麻里子听蜂子这样的要求,竟然,一愣,他终于认识一个问题。这个中国人,不一般。
麻里子赶忙搜肠刮肚地找了十八个,日常医院常用会话,加到最后,还加进去吃饭、喝水、关灯几个词才算完成今天的任务。
麻里子临走时对蜂子说:“我明天来,第一件事就是考试,要是不会,那就说明你们支那人,不是好学生,你们支那人的头脑不好。”
这最后几句话,让蜂子内心很不舒服。但他转念一想,不想这么多,只有努力学好,才会转变她对中国人的看法。
只有更努力,才会有出路。
在学习这方面,蜂子一点也不跟麻里子客气。
第二天,麻里子考试,蜂子满分过关。
但蜂子发现,从第二天的教学内容看,这个日本小姑娘是做足了功课的。
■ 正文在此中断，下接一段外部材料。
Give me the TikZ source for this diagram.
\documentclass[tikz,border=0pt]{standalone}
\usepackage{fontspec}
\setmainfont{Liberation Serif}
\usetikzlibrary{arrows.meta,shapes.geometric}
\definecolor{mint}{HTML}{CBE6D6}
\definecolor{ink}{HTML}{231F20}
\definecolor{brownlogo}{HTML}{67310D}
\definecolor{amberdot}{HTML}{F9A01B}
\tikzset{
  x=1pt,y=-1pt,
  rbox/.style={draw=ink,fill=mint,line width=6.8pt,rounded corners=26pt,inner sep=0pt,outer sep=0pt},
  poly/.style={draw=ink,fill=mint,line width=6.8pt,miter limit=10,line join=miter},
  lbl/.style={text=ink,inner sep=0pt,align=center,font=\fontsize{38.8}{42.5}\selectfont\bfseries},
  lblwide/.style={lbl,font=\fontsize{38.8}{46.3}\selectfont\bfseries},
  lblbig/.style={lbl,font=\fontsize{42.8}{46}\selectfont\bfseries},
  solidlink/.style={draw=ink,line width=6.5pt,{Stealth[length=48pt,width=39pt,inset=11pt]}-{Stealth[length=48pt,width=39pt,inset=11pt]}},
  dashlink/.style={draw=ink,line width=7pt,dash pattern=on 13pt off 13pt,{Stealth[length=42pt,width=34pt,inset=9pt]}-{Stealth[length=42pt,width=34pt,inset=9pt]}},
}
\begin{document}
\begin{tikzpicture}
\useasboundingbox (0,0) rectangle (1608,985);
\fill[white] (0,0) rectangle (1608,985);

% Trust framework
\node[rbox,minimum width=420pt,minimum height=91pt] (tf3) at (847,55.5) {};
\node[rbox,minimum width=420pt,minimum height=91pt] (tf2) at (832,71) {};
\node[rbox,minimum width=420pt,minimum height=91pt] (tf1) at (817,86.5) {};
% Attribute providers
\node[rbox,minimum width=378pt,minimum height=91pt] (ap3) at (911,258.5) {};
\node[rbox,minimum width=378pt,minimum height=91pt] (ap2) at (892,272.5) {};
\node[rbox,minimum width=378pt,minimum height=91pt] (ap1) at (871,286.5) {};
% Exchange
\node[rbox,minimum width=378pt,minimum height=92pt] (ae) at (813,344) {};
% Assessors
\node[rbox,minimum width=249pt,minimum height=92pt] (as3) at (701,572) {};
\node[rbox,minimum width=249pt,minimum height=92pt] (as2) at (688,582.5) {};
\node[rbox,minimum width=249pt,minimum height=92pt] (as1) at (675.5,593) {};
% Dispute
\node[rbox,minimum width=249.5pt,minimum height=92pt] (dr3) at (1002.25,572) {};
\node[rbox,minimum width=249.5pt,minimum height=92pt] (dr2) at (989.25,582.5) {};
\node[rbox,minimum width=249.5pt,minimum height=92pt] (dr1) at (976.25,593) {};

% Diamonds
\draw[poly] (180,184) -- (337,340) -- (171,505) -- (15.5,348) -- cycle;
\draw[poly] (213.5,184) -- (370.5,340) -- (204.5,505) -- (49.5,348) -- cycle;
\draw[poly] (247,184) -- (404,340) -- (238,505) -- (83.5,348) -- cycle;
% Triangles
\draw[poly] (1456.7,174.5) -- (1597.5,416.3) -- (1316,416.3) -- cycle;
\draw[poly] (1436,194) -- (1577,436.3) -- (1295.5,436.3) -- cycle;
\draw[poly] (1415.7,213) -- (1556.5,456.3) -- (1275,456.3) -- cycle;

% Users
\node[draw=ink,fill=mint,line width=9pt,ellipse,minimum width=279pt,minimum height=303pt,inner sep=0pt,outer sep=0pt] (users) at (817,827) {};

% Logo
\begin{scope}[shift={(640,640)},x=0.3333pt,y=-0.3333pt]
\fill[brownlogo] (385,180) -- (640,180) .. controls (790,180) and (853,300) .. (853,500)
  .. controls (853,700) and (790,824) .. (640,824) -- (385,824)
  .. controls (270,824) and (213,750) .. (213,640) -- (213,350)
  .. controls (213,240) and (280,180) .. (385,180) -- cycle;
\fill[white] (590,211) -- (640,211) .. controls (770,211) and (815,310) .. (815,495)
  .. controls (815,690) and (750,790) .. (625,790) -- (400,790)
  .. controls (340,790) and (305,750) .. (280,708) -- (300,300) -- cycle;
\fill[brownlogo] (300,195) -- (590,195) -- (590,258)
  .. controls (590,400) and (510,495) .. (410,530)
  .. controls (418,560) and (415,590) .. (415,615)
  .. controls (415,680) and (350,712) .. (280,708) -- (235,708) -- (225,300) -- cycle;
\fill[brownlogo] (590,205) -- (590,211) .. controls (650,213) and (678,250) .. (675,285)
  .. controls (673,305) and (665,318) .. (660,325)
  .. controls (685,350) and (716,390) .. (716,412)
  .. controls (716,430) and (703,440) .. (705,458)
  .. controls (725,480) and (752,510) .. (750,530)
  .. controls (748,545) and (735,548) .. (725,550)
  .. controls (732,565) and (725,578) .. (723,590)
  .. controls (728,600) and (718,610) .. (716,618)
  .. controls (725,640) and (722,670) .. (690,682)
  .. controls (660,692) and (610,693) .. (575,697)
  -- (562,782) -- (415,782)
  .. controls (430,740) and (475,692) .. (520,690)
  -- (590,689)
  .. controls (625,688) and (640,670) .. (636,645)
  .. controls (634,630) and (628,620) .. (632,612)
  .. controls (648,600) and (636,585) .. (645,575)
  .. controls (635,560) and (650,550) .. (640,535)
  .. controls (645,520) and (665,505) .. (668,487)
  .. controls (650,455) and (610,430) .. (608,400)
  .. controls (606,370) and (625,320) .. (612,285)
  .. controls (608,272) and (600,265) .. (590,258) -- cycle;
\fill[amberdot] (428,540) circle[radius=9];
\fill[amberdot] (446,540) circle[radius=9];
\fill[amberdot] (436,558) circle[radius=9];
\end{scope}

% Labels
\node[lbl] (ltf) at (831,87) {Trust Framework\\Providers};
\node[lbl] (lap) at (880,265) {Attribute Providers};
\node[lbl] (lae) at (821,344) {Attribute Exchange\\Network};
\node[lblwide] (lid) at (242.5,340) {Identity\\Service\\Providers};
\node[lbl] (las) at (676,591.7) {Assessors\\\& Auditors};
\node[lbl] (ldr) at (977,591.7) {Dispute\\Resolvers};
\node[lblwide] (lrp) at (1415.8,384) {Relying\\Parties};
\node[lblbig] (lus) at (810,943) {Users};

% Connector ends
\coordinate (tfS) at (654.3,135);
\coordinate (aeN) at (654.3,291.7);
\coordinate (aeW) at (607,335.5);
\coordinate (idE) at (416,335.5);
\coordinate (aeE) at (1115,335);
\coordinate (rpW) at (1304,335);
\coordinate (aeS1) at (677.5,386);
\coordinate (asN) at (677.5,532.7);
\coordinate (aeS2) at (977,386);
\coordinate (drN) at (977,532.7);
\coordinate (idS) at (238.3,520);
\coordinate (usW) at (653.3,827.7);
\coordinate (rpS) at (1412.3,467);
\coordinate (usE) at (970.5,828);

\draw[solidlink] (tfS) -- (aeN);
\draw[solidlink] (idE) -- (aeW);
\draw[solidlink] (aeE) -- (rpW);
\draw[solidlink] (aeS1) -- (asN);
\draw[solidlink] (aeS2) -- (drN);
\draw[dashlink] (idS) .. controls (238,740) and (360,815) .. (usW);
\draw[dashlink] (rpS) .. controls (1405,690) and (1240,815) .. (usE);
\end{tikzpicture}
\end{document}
单词量不仅一下子增加到30个。临走时从包里取出两本书,对蜂子说:“这是我哥哥让我送给你的。但你必须把学习日语放到第一位。”
蜂子点头,心中充满了对野口宏的感谢。
麻里子又从包里拿出一本书,对蜂子说:“我是我送你的一本书,是自然科学。我很喜欢。你一定要读。”
蜂子明白了,这个日本小女孩,也不简单,因为她发现蜂子学习日语的能力很强,要用他读书的时间,占用学日语的时间,以此,才显出他的愚笨。
语子笑而不语。
日语学习三天之后,麻里子对蜂子就由看不起,变成了惊奇。
他发现蜂子简直就是学习语言的天才,教什么就能学会什么?她发现,蜂子的听力很好,因为听力好,所以,不仅记得牢,对发音还能听得准。
她见蜂子学习很好,不时也会夸奖几句。
但蜂子客气地对麻里子说:“这都是老师好,是老师之功。”
麻里子心里美美的,不仅仅能有当老师的体验,还在教一个聪明的学生。
野口的病,慢慢的好了。
入院的第8天,力工也来到了医院,蜂子按野口的指示,医院附近找了一个便宜的旅馆,让他住下。他仍回医院照料野口,第13天,野口出院。
野口对蜂子说:“你也回旅馆去吧,在那里等我,我回家休养些日子,伤好之后,我们便从平壤回通化,你们整理好行囊。”
蜂子应诺。
蜂子回到住处,和力工同住一室,对李姓力工很尊重,无人之时,便以兄相称,那力工也极尽勤勉,把蜂子当成救命恩人来看。一切杂事,均全部承担。
蜂子每日里,只管尽情读书。
麻理子倒是个尽职尽责的人,和在医院的时候一样,依然是每天上午来到旅馆,教授蜂子日语的日常会话,每天两个小时,讲完课,还给蜂子留有作业,第2天检查作业依旧也很认真。
除了教蜂子学习日语之外,再也不跟蜂子说些中日之间的事情。
但是她发现这个奇怪的支那人,学习日语的能力很强,教什么第2天他就会什么,有时麻理子故意把课的难度提高。
她认为,教一些不可能在一天之内掌握的难度,讲完以后就要走。这个时候,蜂子总是会稍微挽留她,对教授的问题,难点和自己不懂的地方重新询问她。麻理子觉得这个支那男人与他印象中的支那人是不一样的。他理性、秩序、整洁、勤奋、聪明、沉默。
蜂子在近一个月的时间,因为天天要接触日本人,学了一些日语基本会话。和旅馆的老板相交甚好。
旅馆老板的孩子中,有一个7岁的男孩儿,那蜂子空闲时候也会带他去玩儿,那小男孩便每天缠着蜂子讲这讲那,因此,蜂子的日语水平进步很快。
一天上午,麻理子教完蜂子日语,对蜂子说:“今天中午,我爸爸要请你去家里一趟,他有事告诉你。”
蜂子就问,确定是去你家里吗?麻理子点头说:“对,你稍微收拾一下,马上就跟我走。”
那蜂子却紧张起来,双手在身上不停的--抓---摸---。
麻理子问到:“你怎么了?”
蜂子不些难为情地说:“我,我,我,我身上没有钱。”
麻理子也很纳闷地说:“旅馆的住宿费用都交完了呀,要钱干什么?”
蜂子说:“第一次去你家,是一定要买礼物的,麻理子小姐,各国各地风土人情不同,您能告诉我,像我这样的身份,买什么样的礼物,令尊会高兴。”
蜂子为讨好麻里子,这话是用日语说的。